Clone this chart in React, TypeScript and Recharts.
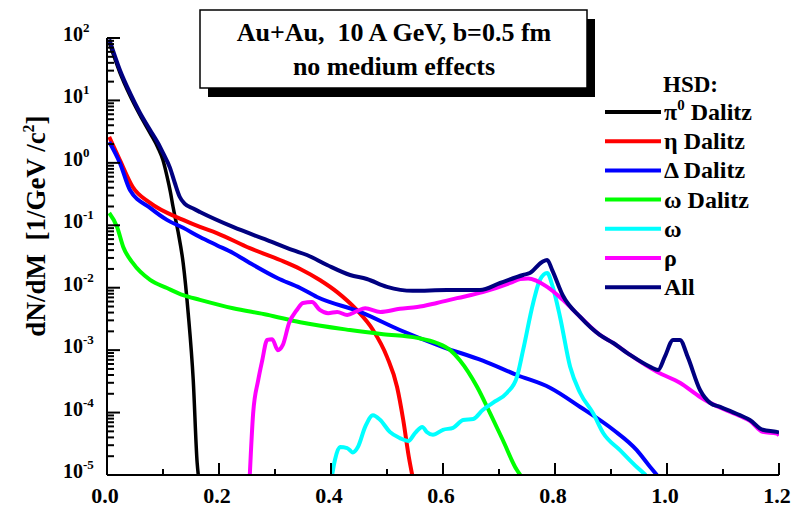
import React from 'react';
import { LineChart, Line, XAxis, YAxis } from 'recharts';

const FONT = '"Liberation Serif", "Times New Roman", serif';

// [invariant mass M (GeV/c^2), dN/dM]
const pi0Dalitz: [number, number][] = [
  [0.004, 85], [0.023, 28], [0.041, 12], [0.059, 5.8], [0.077, 3.0], [0.091, 1.75], [0.1, 1.1],
  [0.107, 0.62], [0.113, 0.35], [0.118, 0.196], [0.127, 0.078], [0.136, 0.0249], [0.145, 0.0039],
  [0.154, 3.3e-4], [0.161, 1.56e-5], [0.163, 1e-5],
];
const etaDalitz: [number, number][] = [
  [0.004, 2.6], [0.023, 1.11], [0.046, 0.41], [0.077, 0.228], [0.136, 0.122], [0.166, 0.094],
  [0.196, 0.075], [0.255, 0.043], [0.309, 0.0278], [0.345, 0.02], [0.38, 0.0133], [0.411, 0.0085],
  [0.446, 0.0044], [0.475, 0.0021], [0.5, 7.8e-4], [0.518, 2.57e-4], [0.529, 7.6e-5], [0.539, 1.94e-5],
  [0.545, 1e-5],
];
const deltaDalitz: [number, number][] = [
  [0.004, 2.16], [0.023, 1.0], [0.041, 0.367], [0.077, 0.19], [0.107, 0.122], [0.136, 0.091],
  [0.166, 0.065], [0.196, 0.048], [0.225, 0.036], [0.255, 0.0249], [0.304, 0.0143], [0.345, 0.0099],
  [0.375, 0.0071], [0.452, 0.0041], [0.523, 0.0021], [0.6, 0.00112], [0.671, 6.8e-4], [0.732, 4.0e-4],
  [0.791, 2.5e-4], [0.845, 1.23e-4], [0.904, 5.3e-5], [0.946, 2.5e-5], [0.97, 1.34e-5], [0.982, 1e-5],
];
const omegaDalitz: [number, number][] = [
  [0.004, 0.157], [0.018, 0.094], [0.029, 0.045], [0.046, 0.0249], [0.077, 0.0133], [0.107, 0.0099],
  [0.136, 0.0076], [0.166, 0.0064], [0.225, 0.0047], [0.286, 0.0037], [0.345, 0.0028], [0.434, 0.0021],
  [0.493, 0.0018], [0.554, 0.00157], [0.589, 0.0013], [0.613, 0.001], [0.63, 6.9e-4], [0.661, 2.57e-4],
  [0.684, 9.8e-5], [0.707, 3.6e-5], [0.732, 1.2e-5], [0.738, 1e-5],
];
const omegaDirect: [number, number][] = [
  [0.402, 1e-5], [0.407, 1.74e-5], [0.416, 2.8e-5], [0.429, 2.7e-5], [0.439, 2.3e-5], [0.448, 2.8e-5],
  [0.461, 5.9e-5], [0.475, 9.1e-5], [0.488, 7.6e-5], [0.505, 4.9e-5], [0.523, 3.9e-5], [0.538, 3.5e-5],
  [0.55, 4.7e-5], [0.563, 5.9e-5], [0.571, 4.9e-5], [0.582, 4.4e-5], [0.6, 5.3e-5], [0.618, 5.7e-5],
  [0.636, 7.6e-5], [0.654, 7.9e-5], [0.671, 1.1e-4], [0.689, 1.43e-4], [0.714, 2.06e-4], [0.732, 3.7e-4],
  [0.743, 1.0e-3], [0.761, 5.7e-3], [0.773, 0.0133], [0.786, 0.0172], [0.796, 0.0103], [0.809, 0.0034],
  [0.827, 5.4e-4], [0.845, 2.06e-4], [0.868, 9.8e-5], [0.886, 4.7e-5], [0.916, 2.5e-5], [0.946, 1.34e-5],
  [0.962, 1e-5],
];
const rho: [number, number][] = [
  [0.255, 1e-5], [0.261, 9.8e-5], [0.27, 3.3e-4], [0.277, 6.7e-4], [0.286, 1.46e-3], [0.295, 1.5e-3],
  [0.305, 1.0e-3], [0.314, 1.21e-3], [0.325, 2.7e-3], [0.339, 4.4e-3], [0.35, 5.7e-3], [0.366, 5.9e-3],
  [0.38, 4.4e-3], [0.395, 3.9e-3], [0.411, 4.1e-3], [0.429, 3.65e-3], [0.446, 4.2e-3], [0.461, 4.7e-3],
  [0.488, 4.1e-3], [0.523, 4.6e-3], [0.554, 4.9e-3], [0.589, 5.7e-3], [0.625, 6.8e-3], [0.671, 8.5e-3],
  [0.72, 0.0119], [0.738, 0.0138], [0.752, 0.014], [0.786, 0.0103], [0.814, 0.0064], [0.845, 0.0034],
  [0.88, 0.00175], [0.904, 0.0013], [0.934, 0.00084], [0.982, 4.5e-4], [1.023, 3.0e-4], [1.059, 1.78e-4],
  [1.077, 1.43e-4], [1.095, 1.2e-4], [1.13, 8.8e-5], [1.148, 7.4e-5], [1.171, 4.9e-5], [1.196, 4.6e-5],
  [1.2, 4.3e-5],
];
const all: [number, number][] = [
  [0.004, 95], [0.023, 30.7], [0.041, 13.2], [0.059, 6.3], [0.077, 3.36], [0.091, 2.08], [0.1, 1.44],
  [0.1125, 0.83], [0.121, 0.48], [0.13, 0.284], [0.139, 0.22], [0.154, 0.185], [0.166, 0.163],
  [0.225, 0.094], [0.286, 0.058], [0.332, 0.04], [0.357, 0.0334], [0.393, 0.0231], [0.434, 0.016],
  [0.464, 0.0138], [0.5, 0.0103], [0.546, 0.0089], [0.607, 0.0092], [0.666, 0.0092], [0.702, 0.0119],
  [0.743, 0.016], [0.755, 0.0172], [0.777, 0.0258], [0.786, 0.0278], [0.795, 0.0192], [0.814, 0.0075],
  [0.845, 0.0034], [0.88, 0.00175], [0.904, 0.0013], [0.934, 0.00084], [0.97, 0.00054], [0.984, 0.00048],
  [0.996, 0.00078], [1.011, 0.00146], [1.023, 0.00146], [1.037, 0.00078], [1.059, 0.00023],
  [1.077, 1.43e-4], [1.095, 1.23e-4], [1.13, 9.1e-5], [1.148, 7.6e-5], [1.171, 5.3e-5], [1.196, 4.9e-5],
  [1.2, 4.8e-5],
];

const xTicks = [0, 0.1, 0.2, 0.3, 0.4, 0.5, 0.6, 0.7, 0.8, 0.9, 1.0, 1.1, 1.2];
const decades = [-5, -4, -3, -2, -1, 0, 1, 2];
const yTicks: number[] = [];
decades.forEach((e) => {
  yTicks.push(Math.pow(10, e));
  if (e < 2) for (let k = 2; k <= 9; k++) yTicks.push(k * Math.pow(10, e));
});

const series = [
  { name: 'pi0', label: 'π', sup: '0', rest: ' Dalitz', color: '#000000', data: pi0Dalitz, w: 3.5 },
  { name: 'eta', label: 'η Dalitz', color: '#ff0000', data: etaDalitz, w: 4 },
  { name: 'delta', label: 'Δ Dalitz', color: '#0000ff', data: deltaDalitz, w: 4 },
  { name: 'omegaD', label: 'ω Dalitz', color: '#00ff00', data: omegaDalitz, w: 4 },
  { name: 'omega', label: 'ω', color: '#00ffff', data: omegaDirect, w: 4 },
  { name: 'rho', label: 'ρ', color: '#ff00ff', data: rho, w: 4 },
  { name: 'all', label: 'All', color: '#000080', data: all, w: 4 },
];

const toRows = (arr: [number, number][]) => arr.map(([x, y]) => ({ x, y }));

const isMajorX = (v: number) => Math.round(v * 10) % 2 === 0;
const decadeOf = (v: number) => {
  const lg = Math.log10(v);
  const e = Math.round(lg);
  return { e, major: Math.abs(lg - e) < 1e-6 };
};

const XTickBottom = (props: any) => {
  const { x, y, payload } = props;
  const v = payload.value;
  const major = isMajorX(v);
  return (
    <g>
      <line x1={x} y1={y} x2={x} y2={y - (major ? 12 : 6)} stroke="#000" strokeWidth={2} />
      {major && (
        <text x={x - 2} y={y + 28} textAnchor="middle" fontFamily={FONT} fontWeight="bold" fontSize={22} fill="#000">
          {v.toFixed(1)}
        </text>
      )}
    </g>
  );
};

const XTickTop = (props: any) => {
  const { x, y, payload } = props;
  const major = isMajorX(payload.value);
  return <line x1={x} y1={y} x2={x} y2={y + (major ? 12 : 6)} stroke="#000" strokeWidth={2} />;
};

const YTickLeft = (props: any) => {
  const { x, y, payload } = props;
  const { e, major } = decadeOf(payload.value);
  return (
    <g>
      <line x1={x} y1={y} x2={x + (major ? 13 : 7)} y2={y} stroke="#000" strokeWidth={2} />
      {major && (
        <text x={63} y={y + 3} fontFamily={FONT} fontWeight="bold" fontSize={20} fill="#000">
          10
          <tspan dy={-9} fontSize={13}>{String(e)}</tspan>
        </text>
      )}
    </g>
  );
};

const YTickRight = (props: any) => {
  const { x, y, payload } = props;
  const { major } = decadeOf(payload.value);
  return <line x1={x} y1={y} x2={x - (major ? 13 : 7)} y2={y} stroke="#000" strokeWidth={2} />;
};

const axisLine = { stroke: '#000', strokeWidth: 2 };

export default function App() {
  return (
    <div style={{ position: 'absolute', left: 0, top: 0, width: 794, height: 508, background: '#fff' }}>
      <LineChart width={794} height={508} margin={{ top: 38, right: 15, bottom: 0, left: 0 }}>
        <XAxis
          dataKey="x"
          type="number"
          domain={[0, 1.2]}
          ticks={xTicks}
          interval={0}
          allowDataOverflow
          height={33}
          tickLine={false}
          tickSize={0}
          tickMargin={0}
          axisLine={axisLine}
          tick={<XTickBottom />}
        />
        <XAxis
          xAxisId="top"
          orientation="top"
          dataKey="x"
          type="number"
          domain={[0, 1.2]}
          ticks={xTicks}
          interval={0}
          allowDataOverflow
          height={0}
          tickLine={false}
          tickSize={0}
          tickMargin={0}
          axisLine={axisLine}
          tick={<XTickTop />}
        />
        <YAxis
          type="number"
          scale="log"
          domain={[1e-5, 100]}
          ticks={yTicks}
          interval={0}
          allowDataOverflow
          width={107}
          tickLine={false}
          tickSize={0}
          tickMargin={0}
          axisLine={axisLine}
          tick={<YTickLeft />}
        />
        <YAxis
          yAxisId="right"
          orientation="right"
          type="number"
          scale="log"
          domain={[1e-5, 100]}
          ticks={yTicks}
          interval={0}
          allowDataOverflow
          width={0}
          tickLine={false}
          tickSize={0}
          tickMargin={0}
          axisLine={axisLine}
          tick={<YTickRight />}
        />
        {series.map((s) => (
          <Line
            key={s.name}
            data={toRows(s.data)}
            dataKey="y"
            type="monotone"
            stroke={s.color}
            strokeWidth={s.w}
            dot={false}
            activeDot={false}
            isAnimationActive={false}
          />
        ))}
      </LineChart>
      <svg
        width={794}
        height={508}
        style={{ position: 'absolute', left: 0, top: 0, pointerEvents: 'none' }}
      >
        <rect x={208} y={19} width={387} height={78} fill="#000" />
        <rect x={200} y={10} width={387} height={78} fill="#fff" stroke="#000" strokeWidth={1.5} />
        <text x={394} y={41} textAnchor="middle" fontFamily={FONT} fontWeight="bold" fontSize={26} fill="#000" style={{ whiteSpace: 'pre' }}>
          {'Au+Au,  10 A GeV, b=0.5 fm'}
        </text>
        <text x={394} y={75} textAnchor="middle" fontFamily={FONT} fontWeight="bold" fontSize={26} fill="#000">
          no medium effects
        </text>
        <text
          transform="translate(45,226) rotate(-90)"
          textAnchor="middle"
          fontFamily={FONT}
          fontWeight="bold"
          fontSize={27}
          fill="#000"
          style={{ whiteSpace: 'pre' }}
        >
          {'dN/dM  [1/GeV /c'}
          <tspan dy={-11} fontSize={16}>2</tspan>
          <tspan dy={11}>]</tspan>
        </text>
        <text x={663} y={92} fontFamily={FONT} fontWeight="bold" fontSize={23} fill="#000">HSD:</text>
        {series.map((s, i) => {
          const cy = 112 + i * 29.2;
          return (
            <g key={s.name}>
              <line x1={605} y1={cy} x2={661} y2={cy} stroke={s.color} strokeWidth={4} />
              <text x={664} y={cy + 8} fontFamily={FONT} fontWeight="bold" fontSize={24} fill="#000" style={{ whiteSpace: 'pre' }}>
                {s.label}
                {s.sup ? <tspan dy={-10} fontSize={15}>{s.sup}</tspan> : null}
                {s.rest ? <tspan dy={10}>{s.rest}</tspan> : null}
              </text>
            </g>
          );
        })}
      </svg>
    </div>
  );
}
■ ■ ■
→ **What to work on**
Tally how many lines in the material above hold the word "React". Write only that number.

→ **The result**
2